KSHSAA proposal seeks to reframe size of classes
Change may be coming to the classification system currently used by the Kansas State High School Activities Association.
After a year of dialogue and examining more than 45 models, a 13-person committee made two proposals Wednesday at the KSHSAA’s Board of Directors meeting in Topeka.
The proposals focus on addressing the enrollment disparity, specifically in Class 4A, where schools such as Haven (enrollment 267) compete in the postseason with schools nearly three times larger.
In football, the two 4A divisions and 2-1A would be eliminated, replaced with 32-team classifications in 6A, 5A, and 4A and 48-team classifications in 3A and 2A with the remaining schools playing in 1A — eliminating the 3-games-in-10-days issue in the 3A playoffs. In other sports, 6A, 5A, and 4A would form 36-team classes, while 3A and 2A would consist of 64 with the rest in 1A.
“This is different and change is hard sometimes,” said Bill Faflick, assistant superintendent of the Wichita public schools and part of the committee. “The challenge is going to be having more schools in 6A, 5A, and 1A, but I feel like it benefits the larger group and it makes sense for everyone in Kansas. The best part about this is everybody is part of the solution. All of the schools will be impacted. They’ll have to give a little, but they’re all going to benefit a little from this as well.”

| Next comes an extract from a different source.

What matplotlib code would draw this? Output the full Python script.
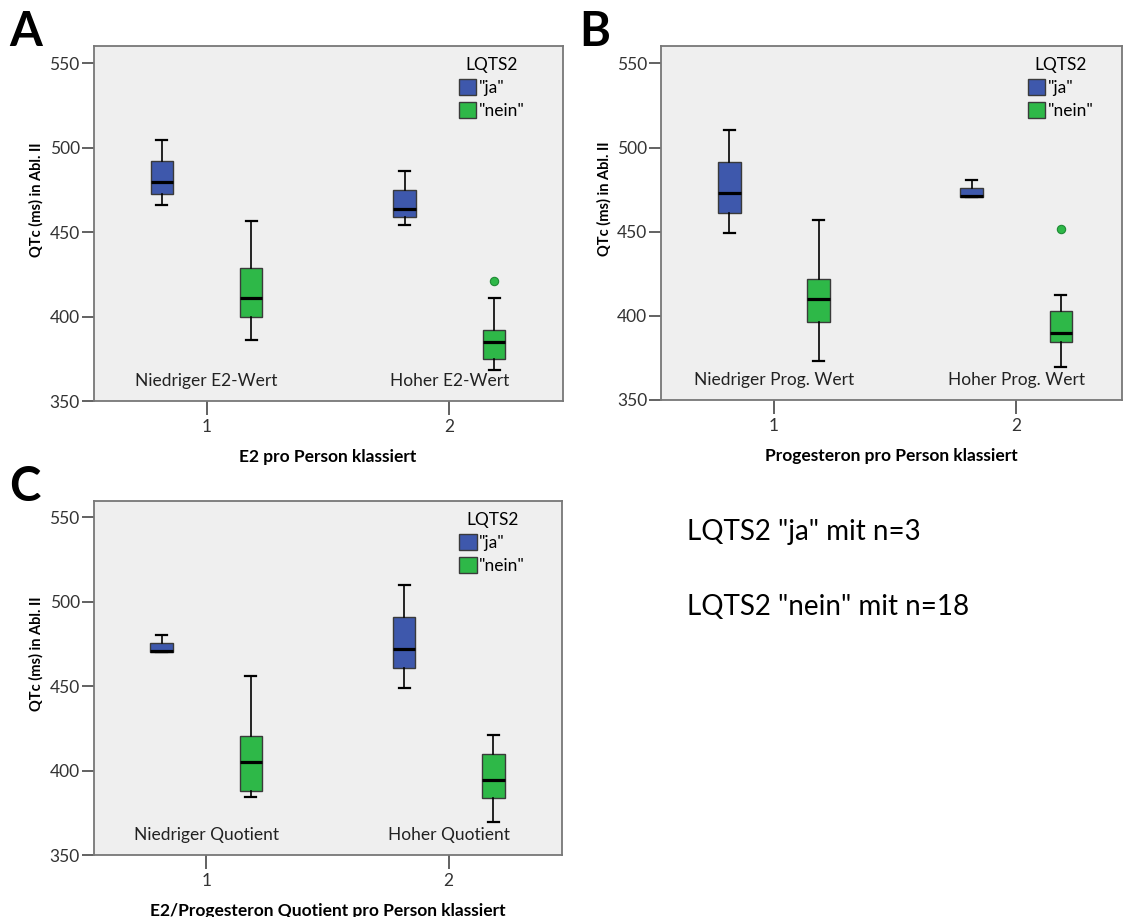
import matplotlib
matplotlib.use("Agg")
import matplotlib.pyplot as plt
from matplotlib.patches import Patch

plt.rcParams['font.family'] = ['Lato', 'DejaVu Sans']

# box stats per group: [whislo, q1, median, q3, whishi]
groups = [1, 2]
A_ja = [[465.9, 472.6, 479.5, 491.9, 504.3], [454.0, 459.0, 463.9, 474.9, 486.4]]
A_nein = [[386.1, 399.9, 411.1, 429.0, 456.8], [368.3, 375.0, 384.9, 392.0, 410.7]]
A_nein_out = [[], [420.9]]
A_cats = ['Niedriger E2-Wert', 'Hoher E2-Wert']

B_ja = [[449.4, 460.9, 472.8, 491.4, 510.2], [470.8, 470.8, 471.2, 475.7, 480.7]]
B_nein = [[373.2, 396.4, 410.2, 421.7, 456.7], [369.4, 384.7, 389.6, 402.9, 412.4]]
B_nein_out = [[], [451.8]]
B_cats = ['Niedriger Prog. Wert', 'Hoher Prog. Wert']

C_ja = [[470.2, 470.2, 470.8, 475.6, 480.3], [449.1, 460.6, 472.2, 491.0, 509.7]]
C_nein = [[384.5, 388.1, 404.9, 420.7, 456.2], [369.3, 384.0, 394.2, 410.0, 420.9]]
C_nein_out = [[], []]
C_cats = ['Niedriger Quotient', 'Hoher Quotient']

yticks = [350, 400, 450, 500, 550]
blue = '#3e58ac'
green = '#2eb848'
edge = '#3a3a3a'
bg = '#efefef'


def to_stats(rows, outs=None):
    res = []
    for i, r in enumerate(rows):
        res.append(dict(whislo=r[0], q1=r[1], med=r[2], q3=r[3], whishi=r[4],
                        fliers=outs[i] if outs else []))
    return res


def panel(ax, ja, nein, nein_out, cats, xlabel, xlim, ylim_top, leg_x):
    off = 0.184
    for stats, pos, col in [(to_stats(ja), [g - off for g in groups], blue),
                            (to_stats(nein, nein_out), [g + off for g in groups], green)]:
        ax.bxp(stats, positions=pos, widths=0.093, capwidths=0.045, patch_artist=True,
               boxprops=dict(facecolor=col, edgecolor=edge, linewidth=1.0),
               medianprops=dict(color='black', linewidth=2.3),
               whiskerprops=dict(color='black', linewidth=1.2),
               capprops=dict(color='black', linewidth=1.6),
               flierprops=dict(marker='o', markerfacecolor=col, markeredgecolor='#1f8a35',
                               markersize=6, markeredgewidth=0.8),
               manage_ticks=False, zorder=3)
    for g, c in zip(groups, cats):
        ax.text(g, 362, c, ha='center', va='center', fontsize=12.5, color='#222222')
    ax.set_facecolor(bg)
    ax.set_xlim(*xlim)
    ax.set_ylim(350, ylim_top)
    ax.set_yticks(yticks)
    ax.set_xticks(groups)
    ax.tick_params(axis='both', direction='out', length=9, width=1.3, color='#555555',
                   labelsize=12.5, labelcolor='#333333', pad=1)
    ax.tick_params(axis='x', length=10, pad=3)
    for s in ax.spines.values():
        s.set_color('#777777')
        s.set_linewidth(1.3)
    ax.set_ylabel('QTc (ms) in Abl. II', fontsize=10.5, fontweight='bold')
    ax.yaxis.set_label_coords(-0.107, 0.567)
    ax.set_xlabel(xlabel, fontsize=12.5, fontweight='bold', labelpad=10)
    handles = [Patch(facecolor=blue, edgecolor=edge, label='"ja"'),
               Patch(facecolor=green, edgecolor=edge, label='"nein"')]
    ax.legend(handles=handles, title='LQTS2', loc='upper left', bbox_to_anchor=(leg_x, 0.992),
              frameon=False, fontsize=12.5, title_fontsize=12.5, handlelength=1.0,
              handleheight=1.0, handletextpad=0.15, labelspacing=0.35, borderpad=0)


fig = plt.figure(figsize=(11.23, 9.17), dpi=100)
axA = fig.add_axes([0.0833, 0.5627, 0.4177, 0.3875])
axB = fig.add_axes([0.5886, 0.5638, 0.4102, 0.3864])
axC = fig.add_axes([0.0833, 0.0676, 0.4168, 0.3864])

panel(axA, A_ja, A_nein, A_nein_out, A_cats, 'E2 pro Person klassiert',
      (0.535, 2.466), 560.4, 0.760)
panel(axB, B_ja, B_nein, B_nein_out, B_cats, 'Progesteron pro Person klassiert',
      (0.534, 2.435), 560.5, 0.778)
panel(axC, C_ja, C_nein, C_nein_out, C_cats, 'E2/Progesteron Quotient pro Person klassiert',
      (0.535, 2.466), 559.8, 0.763)

fig.text(0.008, 0.989, 'A', fontsize=34, fontweight='bold', va='top', ha='left')
fig.text(0.516, 0.989, 'B', fontsize=34, fontweight='bold', va='top', ha='left')
fig.text(0.008, 0.493, 'C', fontsize=34, fontweight='bold', va='top', ha='left')

fig.text(0.612, 0.411, 'LQTS2 "ja" mit n=3', fontsize=20, va='baseline', ha='left')
fig.text(0.612, 0.329, 'LQTS2 "nein" mit n=18', fontsize=20, va='baseline', ha='left')

fig.savefig('out.png', dpi=100)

The proposals, which would take effect in 2018-19, will be presented at regional meetings in October. The committee will finalize the proposals to be voted on in April by the KSHSAA board of directors, which is made up of mostly principals and athletic directors from all classifications.
Faflick expects the most resistance from 6A and 5A schools, which would be competing against four more schools in their class.
But Faflick hopes schools can accept what he feels like is a minor drawback — essentially competing against one or two more teams at a regional tournament — to eliminate postseason matchups of schools with a 500-student enrollment disparity.
“It may be a little harder to win a championship in 6A or 5A now, but it was always hard to begin with and now you’re allowing that ratio compression to occur and that’s good for everyone across the state,” Faflick said. “It’s better than adding another class and having another championship.”
Faflick is sure that 36 schools in highest classifications will give some pause after years of having 32, a number divisible by eight.
But the numbers the committee reviewed told them 36 was the right choice.
“We literally went through every single activity and outlined what it would like if we had 36 teams in the postseason and what this would look like with 32 or 64 teams,” Faflick said. “We felt like after studying the numbers, 36 was a reasonable number.”
Competitive balance between public and private schools, which has been addressed by multiple states, was determined to not to be an issue by the committee.
Faflick said the committee decided early to treat private schools the same as public. They listened to proposals to create a separate classification for private schools and to create a multiplier — where private-school enrollments are multiplied by a predetermined number, such as 1.35 in Missouri — but determined there wasn’t enough evidence to support it.
“What is the magic number for a multiplier?” Faflick said. “There’s no research-based number, no evidence to say this is the best value you could use the multiplier for. Really, honestly, it’s kind of a shot in the dark.”